Il faut croire que je l'avais gardé spécialement pour l'occasion... Quel meilleur moment pour le découvrir que ce voyage que j'allais faire pour rendre visite à ma grand-mère, Jeanne...
Résumé:
Pour éviter à sa grand-mère Mamoune un placement en maison de repos, Jade la "kidnappe" et l'installe dans son appartement parisien.
L'octogénaire savoyarde et la jeune célibataire tissent avec douceur et simplicité une vie commune nourrie de leurs souvenirs. Au-delà de l'affection, elles se découvrent un autre lien: Jade s'essaie à l'écriture, tandis que Mamoune, lectrice passionnée, a secrètement fait de ses montagnes savoyardes son cabinet de lecture. Jade, qui concevait sa vie sans ancrages ni repères, apprend de sa grand-mère que c'est dans la confiance et l'acceptation de l'autre que l'on a des chances d'être soi. Grâce à Mamoune, touchante dans sa dignité chancelante, l'appartement de Jade devient le lieu de tous les possibles.
Alors que j'assiste, à distance, au dilemme que représente l'état de santé actuel de ma grand-mère maternelle, ce roman ne pouvait pas me bouleverser davantage...
Avec une plume sensible et un témoignage poignant, Frédérique Deghelt nous livre un roman à deux voix où divers sujets forment un ensemble qui nous touche inévitablement. On y parle des rapports entre différentes générations, des souvenirs, des regrets, de la lecture et de l'amour.
Au fur et à mesure que l'on avance dans l'histoire, on découvre tour à tour les inquiétudes de Jade et celles de Mamoune (Jeanne de son prénom...) que cinquante ans séparent.
Jade a trente ans et vient de se séparer de l'homme qui partageait sa vie. Ses doutes et ses angoisses sont étroitement liés au temps qui passe:
Elle s'était demandé à quoi pouvait bien servir la vie. Tout lui paraissait vain. Avoir des enfants, avoir un couple, avoir un amant... De toute façon, pour se retrouver vieux, seul et malade, il n'y avait pas de quoi continuer.

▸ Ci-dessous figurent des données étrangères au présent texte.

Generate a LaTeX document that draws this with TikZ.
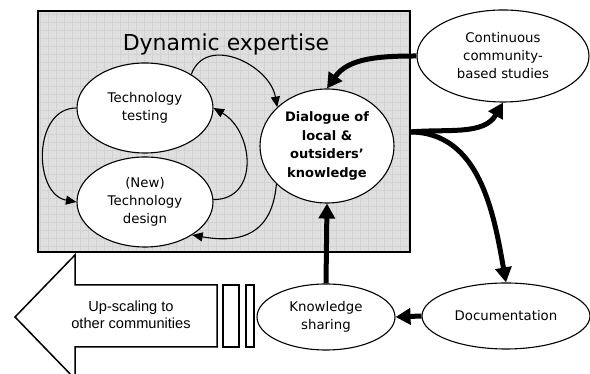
\documentclass[tikz,border=0pt]{standalone}
\usepackage{fontspec}
\setmainfont{DejaVu Sans}
\newfontfamily\arrowfont{Liberation Sans}
\usetikzlibrary{shapes.geometric,arrows.meta}

\definecolor{boxgray}{HTML}{DFDFDF}
\definecolor{gridgray}{HTML}{D2D2D2}

\begin{document}
\begin{tikzpicture}[x=1pt,y=1pt,
    bubble/.style={draw,ellipse,fill=white,line width=1.1pt,inner sep=0pt,align=center,
        font=\fontsize{13.3}{18}\selectfont},
    linkarrow/.style={line width=1.1pt,-{Triangle[length=10.5pt,width=9pt]}},
    flowarrow/.style={line width=5pt,-{Triangle[length=15pt,width=16pt]}}]
    \clip (0,0) rectangle (590,374);
    % dynamic expertise panel
    \fill[boxgray] (38,122) rectangle (410,363);
    \draw[gridgray,line width=0.35pt,step=8] (38,122) grid (410,363);
    \draw[line width=1.6pt] (38,122) rectangle (410,363);
    \node[font=\fontsize{22}{26}\selectfont] (title) at (226,330) {Dynamic expertise};

    \node[bubble,minimum width=136,minimum height=90] (testing) at (145,266) {Technology\\testing};
    \node[bubble,minimum width=136,minimum height=90] (design) at (145,172) {(New)\\Technology\\design};
    \node[bubble,minimum width=134,minimum height=114,font=\fontsize{13}{18.5}\selectfont\bfseries] (dialogue) at (327,228) {Dialogue of\\local \&\\outsiders'\\knowledge};
    \node[bubble,minimum width=172,minimum height=92] (studies) at (503,318) {Continuous\\community-\\based studies};
    \node[bubble,minimum width=168,minimum height=66] (docu) at (506,58) {Documentation};
    \node[bubble,minimum width=138,minimum height=66] (sharing) at (326,57) {Knowledge\\sharing};

    % up-scaling arrow with its two stripes
    \draw[line width=1.5pt,fill=white] (15,57) -- (75,119) -- (75,89) -- (217,89) -- (217,27)
        -- (75,27) -- (75,-5) -- cycle;
    \draw[line width=1.5pt,fill=white] (223,89) rectangle (239,27);
    \draw[line width=1.5pt,fill=white] (246,89) rectangle (254,27);
    \node[align=center,font=\arrowfont\fontsize{14.6}{16.5}\selectfont] (upscale) at (131,59) {Up-scaling to\\other communities};

    % loops inside the panel
    \draw[linkarrow] (testing.36) to[out=70,in=100,looseness=1.2] (dialogue.142);
    \draw[linkarrow] (design.2) to[out=0,in=-30,looseness=1.3] (testing.east);
    \draw[linkarrow] (testing.west) to[out=180,in=170,looseness=1.2] (design.west);
    \draw[linkarrow] (dialogue.217) to[out=-95,in=-10,looseness=1.3] (design.-35);

    % main cycle
    \coordinate (split) at (410,242);
    \draw[flowarrow] (studies.west) to[out=180,in=55] (dialogue.north);
    \draw[flowarrow] (split) to[out=5,in=-120] (studies.south);
    \draw[flowarrow] (split) to[out=0,in=100] (docu.north);
    \draw[flowarrow] (docu.west) -- (sharing.east);
    \draw[flowarrow] (sharing.north) -- (dialogue.south);
\end{tikzpicture}
\end{document}
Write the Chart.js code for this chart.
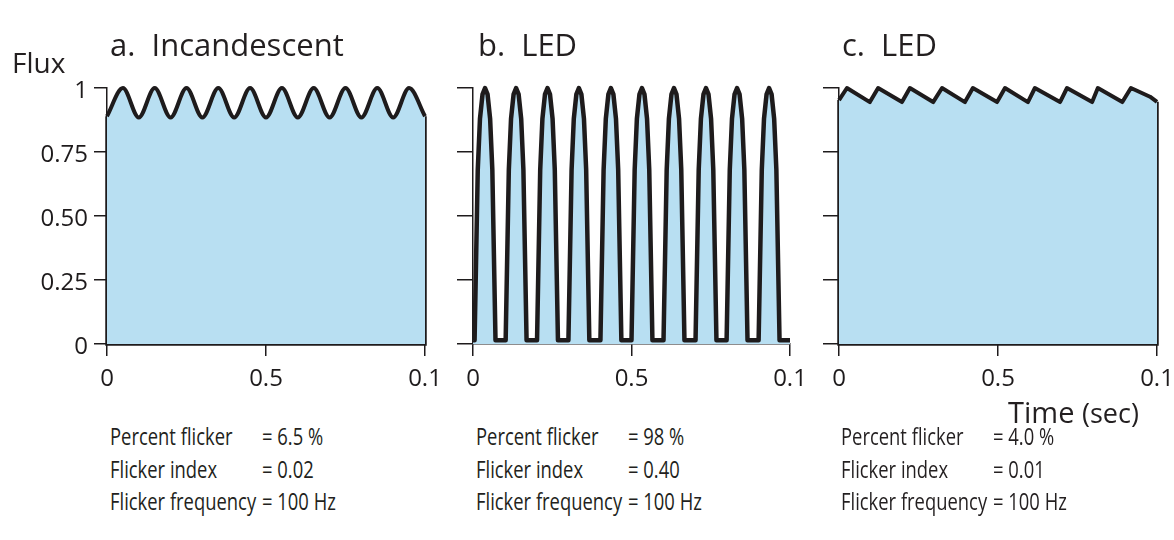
<!DOCTYPE html>
<html>
<head>
<meta charset="utf-8">
<script src="https://cdn.jsdelivr.net/npm/chart.js@4.4.1/dist/chart.umd.min.js"></script>
<style>
  body { margin: 0; background: #fff; font-family: "Open Sans", sans-serif; color: #231f20; }
  #wrap { position: relative; width: 1174px; height: 540px; overflow: hidden; }
  canvas { position: absolute; top: 0; }
  .txt { position: absolute; white-space: nowrap; line-height: 1; }
  .title { font-size: 31px; top: 29px; }
  .row { position: absolute; white-space: nowrap; line-height: 1; font-size: 23px;
         transform: scaleX(0.8); transform-origin: left top; }
  .row .k { display: inline-block; width: 190px; }
</style>
</head>
<body>
<div id="wrap">
  <canvas id="chartA" width="460" height="400" style="left:0px"></canvas>
  <canvas id="chartB" width="380" height="400" style="left:440px"></canvas>
  <canvas id="chartC" width="395" height="400" style="left:805px"></canvas>

  <div class="txt" style="left:12px; top:48px; font-size:28px;">Flux</div>
  <div class="txt title" style="left:110px;">a.&nbsp; Incandescent</div>
  <div class="txt title" style="left:478px;">b.&nbsp; LED</div>
  <div class="txt title" style="left:842px;">c.&nbsp; LED</div>
  <div class="txt" style="left:1008px; top:397px; font-size:29px;">Time <span style="font-size:27px">(sec)</span></div>

  <div id="stats"></div>
</div>

<script>
// time axis (sec) and tick labels, as printed in the figure
const tickValuesX = [0, 0.05, 0.1];
const tickLabelsX = ['0', '0.5', '0.1'];
const tickValuesY = [0, 0.25, 0.5, 0.75, 1];
const tickLabelsY = ['0', '0.25', '0.50', '0.75', '1'];

// a. Incandescent - smooth ripple near the top
const timeA = [0, 0.005, 0.01, 0.015, 0.02, 0.025, 0.03, 0.035, 0.04, 0.045, 0.05,
               0.055, 0.06, 0.065, 0.07, 0.075, 0.08, 0.085, 0.09, 0.095, 0.1];
const fluxA = [0.89, 1, 0.885, 1, 0.885, 1, 0.885, 1, 0.885, 1, 0.885,
               1, 0.885, 1, 0.885, 1, 0.885, 1, 0.885, 1, 0.89];

// b. LED - pulses: peak times and one pulse outline
const peaksB = [0.0038, 0.0136, 0.0235, 0.0334, 0.0435, 0.0533, 0.0634, 0.0735, 0.0833, 0.0934];
const pulseOffsets = [-0.0033, -0.0023, -0.0016, -0.0008, 0, 0.0008, 0.0016, 0.0023, 0.0033];
const pulseLevels = [0.015, 0.68, 0.88, 0.975, 1, 0.975, 0.88, 0.68, 0.015];
const baseB = 0.015;

// c. LED - sawtooth ripple
const timeC = [0, 0.0025, 0.0097, 0.0123, 0.0198, 0.0223, 0.0296, 0.0324, 0.0396, 0.0421, 0.0497,
               0.0522, 0.0594, 0.0616, 0.0695, 0.0717, 0.0796, 0.0814, 0.0891, 0.0918, 0.0978, 0.1];
const fluxC = [0.953, 1, 0.945, 1, 0.945, 1, 0.945, 1, 0.945, 1, 0.945,
               1, 0.945, 1, 0.945, 1, 0.945, 1, 0.945, 1, 0.966, 0.946];

// text under each panel
const statLabels = ['Percent flicker', 'Flicker index', 'Flicker frequency'];
const statsA = ['= 6.5 %', '= 0.02', '= 100 Hz'];
const statsB = ['= 98 %', '= 0.40', '= 100 Hz'];
const statsC = ['= 4.0 %', '= 0.01', '= 100 Hz'];

const INK = '#1e1b1c';
const FILL = '#b8dff2';

function toPoints(xs, ys) {
  return xs.map((x, i) => ({ x: x, y: ys[i] }));
}

function pulsePoints() {
  const pts = [{ x: 0, y: baseB }];
  peaksB.forEach(p => {
    pulseOffsets.forEach((o, i) => pts.push({ x: p + o, y: pulseLevels[i] }));
  });
  pts.push({ x: 0.1, y: baseB });
  return pts;
}

function edgeSet(xs, ys) {
  const n = xs.length - 1;
  return {
    data: [{ x: xs[0], y: ys[0] }, { x: xs[0], y: 0 }, { x: xs[n], y: 0 }, { x: xs[n], y: ys[n] }],
    borderColor: INK, borderWidth: 3.5, pointRadius: 0, fill: false, tension: 0,
    borderJoinStyle: 'miter', clip: false
  };
}

function makePanel(id, left, width, plotLeft, plotRight, tickLen, yLabels, datasets) {
  new Chart(document.getElementById(id), {
    type: 'line',
    data: { datasets: datasets },
    options: {
      responsive: false,
      animation: false,
      layout: { padding: { left: 0, top: 88, bottom: 0, right: left + width - plotRight } },
      plugins: { legend: { display: false }, tooltip: { enabled: false } },
      scales: {
        x: {
          type: 'linear', min: 0, max: 0.1,
          afterBuildTicks: ax => { ax.ticks = tickValuesX.map(v => ({ value: v })); },
          afterFit: s => { s.height = 56; },
          ticks: {
            callback: (v, i) => tickLabelsX[i], autoSkip: false, maxRotation: 0,
            font: { family: 'Open Sans', size: 24 }, color: INK, padding: 9
          },
          grid: { drawOnChartArea: false, tickLength: 12, color: INK, lineWidth: 1.5 },
          border: { display: true, color: INK, width: 1.5 }
        },
        y: {
          type: 'linear', min: 0, max: 1,
          afterBuildTicks: ax => { ax.ticks = tickValuesY.map(v => ({ value: v })); },
          afterFit: s => { s.width = plotLeft - left; },
          ticks: {
            callback: (v, i) => yLabels[i], autoSkip: false, labelOffset: 3,
            font: { family: 'Open Sans', size: 24 }, color: INK, padding: 6
          },
          grid: { drawOnChartArea: false, tickLength: tickLen, color: INK, lineWidth: 1.5 },
          border: { display: true, color: INK, width: 1.5 }
        }
      }
    }
  });
}

const blank = tickLabelsY.map(() => '');

makePanel('chartA', 0, 460, 107, 425, 13, tickLabelsY, [
  { data: toPoints(timeA, fluxA), borderColor: INK, borderWidth: 4, backgroundColor: FILL,
    fill: 'origin', pointRadius: 0, cubicInterpolationMode: 'monotone', clip: false },
  edgeSet(timeA, fluxA)
]);

makePanel('chartB', 440, 380, 473, 790, 16, blank, [
  { data: pulsePoints(), borderColor: INK, borderWidth: 4.5, backgroundColor: FILL,
    fill: 'origin', pointRadius: 0, tension: 0, borderJoinStyle: 'round', clip: false }
]);

makePanel('chartC', 805, 395, 839, 1157, 16, blank, [
  { data: toPoints(timeC, fluxC), borderColor: INK, borderWidth: 4, backgroundColor: FILL,
    fill: 'origin', pointRadius: 0, tension: 0, borderJoinStyle: 'round', clip: false },
  edgeSet(timeC, fluxC)
]);

// stats blocks
const stats = document.getElementById('stats');
[[110, statsA], [476, statsB], [841, statsC]].forEach(([x, vals]) => {
  statLabels.forEach((lab, i) => {
    const row = document.createElement('div');
    row.className = 'row';
    row.style.left = x + 'px';
    row.style.top = (425 + i * 32.5) + 'px';
    row.innerHTML = '<span class="k">' + lab + '</span>' + vals[i];
    stats.appendChild(row);
  });
});
</script>
</body>
</html>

Depuis que j'ai trente ans, je pense que j'ai peut-être franchi la moitié de mon existence. [...] Si la deuxième partie se met à courir aussi vite que la première j'en aurai vite terminé avec ma vie.
Ce temps que Jade partagera avec Mamoune lui permettra de voir différemment l'avenir, d'apprendre à voir où se trouve l'essentiel:
Selon Mamoune, ce n'était pas la jeunesse qui passait avec le temps. C'était une certaine façon de la considérer. À l'intérieur du corps vieilli, le feu qui nous a consumés n'est jamais complètement éteint. Et tu vois, c'est ce qui rend injuste le regard porté sur notre âge. On s'indigne de ce corps qui ne suit pas les mouvements impétueux du désir. [...] Ce n'est pas le corps qui décide. C'est autre chose. C'est quand l'âme se refuse le plaisir de vouloir encore, malgré le poids de l'âge, que tout s'en va en lambeaux.
De son côté, Mamoune incarne l'image parfaite de la grand-mère que tout le monde rêverait d'avoir. Elle nous transmet, à travers les mots de l'écrivain, une véritable leçon de vie et de tendresse.
Ma grand-mère refuse également le placement en maison de retraite et les mots de Mamoune lorsqu'elle s'adresse à sa fille expriment à la perfection ce qu'elle peut ressentir:
Tu l'apprendras sans doute en abordant ta propre vieillesse. Notre vie est bâtie comme une série de pays reliés par des ponts. Et je les ai presque tous franchis, ces ponts. À l'âge où je suis, empêchée de revenir sur certains de ces territoires, plus je vais, plus les souvenirs suffisent à ce que je deviens. Mais je crois que choisir son lieu de vie et les êtres qui sont autour de soi est la dernière dignité qui reste à un être vieillissant.
J'ai déjà eu l'occasion de présenter d'autres lectures du même auteur, ICI et ICI mais cette fois encore, j'ai été comblée par cette auteure.
Ce qui me manque, ce n'est pas ce que je crois être encore et ne suis plus, c'est ce que je ne suis pas devenue.